The centre operates in Perth’s northern suburbs with a range of projects and activities including research, community education, advocacy and networking.
It serves the needs of indigenous Australians, refugees and asylum seekers.
As youth programs co-ordinator, Ms Ndayikeze is involved in local parks projects and runs the Edmund Rice Centre Lions, which is an Australian Rules football team of newly arrived young people.
The team was formed in March 2010. Ms Ndayikeze works with local leaders helping coach and manage the program in the Balga area.
Ms Ndayikeze also plays with the Joondalup Women’s Football Club and is often seen on the field on Sundays in the WA Women’s Football League.
Q&A with Bella
Place of Birth: Burundi, Africa
Time in Australia: 11 years
Current role in football: manager of Edmund Rice Lions & Lionesses, an AFL multicultural football program for young boys and girls. Role model promoting Australia’s great game to the multicultural community. Playing for Joondalup Women’s Football Club.
What sport did you grow up with? I grew up with athletics, mostly running races and soccer.
What WAFL club do you support? South Fremantle; I look up to Paul Mugambwa who played for them, retiring in 2015.
What AFL club do you support? West Coast Eagles.

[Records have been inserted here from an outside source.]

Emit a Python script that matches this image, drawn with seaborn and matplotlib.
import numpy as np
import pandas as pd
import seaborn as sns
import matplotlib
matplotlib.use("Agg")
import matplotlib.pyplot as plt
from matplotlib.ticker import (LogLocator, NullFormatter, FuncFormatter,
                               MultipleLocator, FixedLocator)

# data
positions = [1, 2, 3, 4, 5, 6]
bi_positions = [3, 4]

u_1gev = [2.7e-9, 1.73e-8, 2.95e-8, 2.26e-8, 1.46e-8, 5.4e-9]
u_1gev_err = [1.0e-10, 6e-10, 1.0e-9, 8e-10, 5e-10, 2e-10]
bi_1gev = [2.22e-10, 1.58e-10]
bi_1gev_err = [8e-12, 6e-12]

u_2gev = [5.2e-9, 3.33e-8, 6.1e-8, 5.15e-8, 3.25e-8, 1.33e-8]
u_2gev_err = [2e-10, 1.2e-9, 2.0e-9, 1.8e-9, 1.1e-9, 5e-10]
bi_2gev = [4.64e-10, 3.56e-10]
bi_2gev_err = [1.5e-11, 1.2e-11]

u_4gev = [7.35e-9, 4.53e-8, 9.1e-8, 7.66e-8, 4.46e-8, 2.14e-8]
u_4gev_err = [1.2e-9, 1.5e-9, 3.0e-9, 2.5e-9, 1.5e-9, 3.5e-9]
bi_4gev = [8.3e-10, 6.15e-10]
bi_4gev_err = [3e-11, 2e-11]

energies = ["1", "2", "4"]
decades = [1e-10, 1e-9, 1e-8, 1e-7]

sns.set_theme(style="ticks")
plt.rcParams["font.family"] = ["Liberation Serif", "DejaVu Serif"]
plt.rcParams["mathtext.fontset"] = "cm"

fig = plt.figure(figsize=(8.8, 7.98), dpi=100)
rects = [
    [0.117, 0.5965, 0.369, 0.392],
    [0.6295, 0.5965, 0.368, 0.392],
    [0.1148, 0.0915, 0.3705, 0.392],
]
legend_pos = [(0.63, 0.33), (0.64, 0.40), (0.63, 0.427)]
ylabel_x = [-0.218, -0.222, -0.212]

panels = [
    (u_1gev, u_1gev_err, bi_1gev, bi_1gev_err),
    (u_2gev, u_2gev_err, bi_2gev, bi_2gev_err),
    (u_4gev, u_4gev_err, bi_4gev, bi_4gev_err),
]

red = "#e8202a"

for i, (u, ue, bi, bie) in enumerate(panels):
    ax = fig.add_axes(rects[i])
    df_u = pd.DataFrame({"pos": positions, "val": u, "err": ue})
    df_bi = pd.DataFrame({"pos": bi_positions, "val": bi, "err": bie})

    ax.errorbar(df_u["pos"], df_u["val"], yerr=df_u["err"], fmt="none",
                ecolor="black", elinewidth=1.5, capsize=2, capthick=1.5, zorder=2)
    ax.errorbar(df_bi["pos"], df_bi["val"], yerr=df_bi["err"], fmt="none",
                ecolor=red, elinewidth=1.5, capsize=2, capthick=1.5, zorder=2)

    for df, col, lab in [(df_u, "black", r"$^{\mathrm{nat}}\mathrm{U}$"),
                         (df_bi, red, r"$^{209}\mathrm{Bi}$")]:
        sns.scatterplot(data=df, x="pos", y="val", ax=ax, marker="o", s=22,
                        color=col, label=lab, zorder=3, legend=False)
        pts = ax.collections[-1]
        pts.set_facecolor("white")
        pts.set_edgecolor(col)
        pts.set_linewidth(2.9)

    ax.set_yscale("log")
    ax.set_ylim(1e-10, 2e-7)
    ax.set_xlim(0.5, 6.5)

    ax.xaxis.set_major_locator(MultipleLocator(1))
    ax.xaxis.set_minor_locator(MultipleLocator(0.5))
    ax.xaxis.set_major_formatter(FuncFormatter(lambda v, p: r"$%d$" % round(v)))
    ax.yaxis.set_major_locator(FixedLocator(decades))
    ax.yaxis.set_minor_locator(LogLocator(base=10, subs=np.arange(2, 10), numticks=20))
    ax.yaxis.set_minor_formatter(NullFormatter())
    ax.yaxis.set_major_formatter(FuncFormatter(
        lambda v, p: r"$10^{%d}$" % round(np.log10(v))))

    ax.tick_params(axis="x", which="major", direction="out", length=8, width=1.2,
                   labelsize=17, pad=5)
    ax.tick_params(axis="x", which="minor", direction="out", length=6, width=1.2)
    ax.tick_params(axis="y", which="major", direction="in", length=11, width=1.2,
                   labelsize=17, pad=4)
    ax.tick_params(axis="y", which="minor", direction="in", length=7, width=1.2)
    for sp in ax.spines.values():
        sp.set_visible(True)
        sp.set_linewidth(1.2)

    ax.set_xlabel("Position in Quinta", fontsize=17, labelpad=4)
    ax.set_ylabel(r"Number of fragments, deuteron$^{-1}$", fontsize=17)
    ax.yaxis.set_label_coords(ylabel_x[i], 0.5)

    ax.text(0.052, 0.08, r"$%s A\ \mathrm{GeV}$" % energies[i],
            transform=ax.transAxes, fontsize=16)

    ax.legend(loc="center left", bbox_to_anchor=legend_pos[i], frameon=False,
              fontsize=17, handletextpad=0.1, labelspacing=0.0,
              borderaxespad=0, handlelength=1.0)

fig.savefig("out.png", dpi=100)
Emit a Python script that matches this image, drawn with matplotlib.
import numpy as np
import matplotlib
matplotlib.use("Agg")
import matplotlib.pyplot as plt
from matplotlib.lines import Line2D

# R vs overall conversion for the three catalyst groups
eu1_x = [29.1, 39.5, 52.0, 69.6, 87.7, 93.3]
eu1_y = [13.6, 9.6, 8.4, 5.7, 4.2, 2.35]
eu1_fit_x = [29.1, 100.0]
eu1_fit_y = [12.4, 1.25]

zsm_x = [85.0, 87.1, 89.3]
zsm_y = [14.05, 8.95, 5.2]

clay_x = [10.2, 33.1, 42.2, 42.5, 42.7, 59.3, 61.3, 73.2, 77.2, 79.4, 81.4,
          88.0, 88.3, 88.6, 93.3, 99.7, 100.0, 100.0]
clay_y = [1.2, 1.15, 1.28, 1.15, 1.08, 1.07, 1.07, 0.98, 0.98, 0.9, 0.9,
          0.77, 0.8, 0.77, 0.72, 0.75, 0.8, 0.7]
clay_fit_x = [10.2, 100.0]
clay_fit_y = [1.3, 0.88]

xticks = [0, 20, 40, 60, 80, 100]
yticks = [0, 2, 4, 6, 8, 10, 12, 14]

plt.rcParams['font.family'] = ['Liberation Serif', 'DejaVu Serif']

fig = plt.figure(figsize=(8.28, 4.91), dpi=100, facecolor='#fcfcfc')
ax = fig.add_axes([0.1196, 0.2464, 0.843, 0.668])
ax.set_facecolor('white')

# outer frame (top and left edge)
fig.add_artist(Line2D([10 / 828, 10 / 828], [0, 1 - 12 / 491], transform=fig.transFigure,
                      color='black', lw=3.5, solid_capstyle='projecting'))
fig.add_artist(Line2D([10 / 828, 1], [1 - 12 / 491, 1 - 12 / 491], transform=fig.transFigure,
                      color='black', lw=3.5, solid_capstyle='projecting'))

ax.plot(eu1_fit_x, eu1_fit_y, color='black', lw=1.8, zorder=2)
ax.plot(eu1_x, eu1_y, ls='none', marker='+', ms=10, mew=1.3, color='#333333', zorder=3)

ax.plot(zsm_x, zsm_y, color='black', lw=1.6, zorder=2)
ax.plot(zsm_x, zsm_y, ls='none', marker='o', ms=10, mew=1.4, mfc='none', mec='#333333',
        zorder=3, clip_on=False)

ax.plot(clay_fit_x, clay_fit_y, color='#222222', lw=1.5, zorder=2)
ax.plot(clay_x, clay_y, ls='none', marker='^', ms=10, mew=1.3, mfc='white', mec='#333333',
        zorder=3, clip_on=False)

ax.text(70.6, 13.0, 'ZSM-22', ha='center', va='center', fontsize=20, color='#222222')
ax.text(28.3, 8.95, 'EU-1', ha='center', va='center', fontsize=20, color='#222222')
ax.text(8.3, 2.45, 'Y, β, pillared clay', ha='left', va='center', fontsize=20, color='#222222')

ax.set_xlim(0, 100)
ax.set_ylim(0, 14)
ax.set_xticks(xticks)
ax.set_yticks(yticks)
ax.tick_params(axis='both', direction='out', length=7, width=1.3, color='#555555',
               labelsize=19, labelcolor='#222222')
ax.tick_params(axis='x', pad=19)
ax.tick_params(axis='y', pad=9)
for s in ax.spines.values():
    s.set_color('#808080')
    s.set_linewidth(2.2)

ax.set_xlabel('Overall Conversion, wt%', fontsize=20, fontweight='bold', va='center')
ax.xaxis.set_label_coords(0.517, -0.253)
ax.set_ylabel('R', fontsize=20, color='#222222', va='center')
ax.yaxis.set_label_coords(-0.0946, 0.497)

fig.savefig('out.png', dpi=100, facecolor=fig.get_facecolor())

Why is sport important to you?
Growing up, I was really good at school and doing sport made me happy. I never really saw the benefits of sport until I faced a massive problem at home that left me depressed. With the onset puberty, I didn’t understand what was going on, I dropped out of my activities and gained some weight and became very insecure. I wasn’t strong enough at the time to stand up for myself. I struggled to be a part of sport, social stuff with friends and gave a lot of excuses to get out of being a participant.
But someone came to the rescue – the Edmund Rice Centre youth programs coordinator, who taught me to never give up. Through the leadership program, I learned how to be honest, a good person and committed. I got to my feet and took the step of becoming a football coach for the Edmund Rice Lions.
Learning a new sport was very difficult, but public speaking, coaching and the whole experience brought out the real me. It made me very chatty, confident and somewhat bossy with a goal to help young people who may be going through the same issues as I did. That’s why sport and football is important to me, because it gives people, especially young people, purpose in the world.
Favourite thing about football:
The football environment is safe, while making me feel happy and accepted for my diversity. I am African and it’s not normal to play a sport that is so foreign and unknown back home. Having a go and being part of a team that welcomes you like a family member feels really good. The opportunities are endless.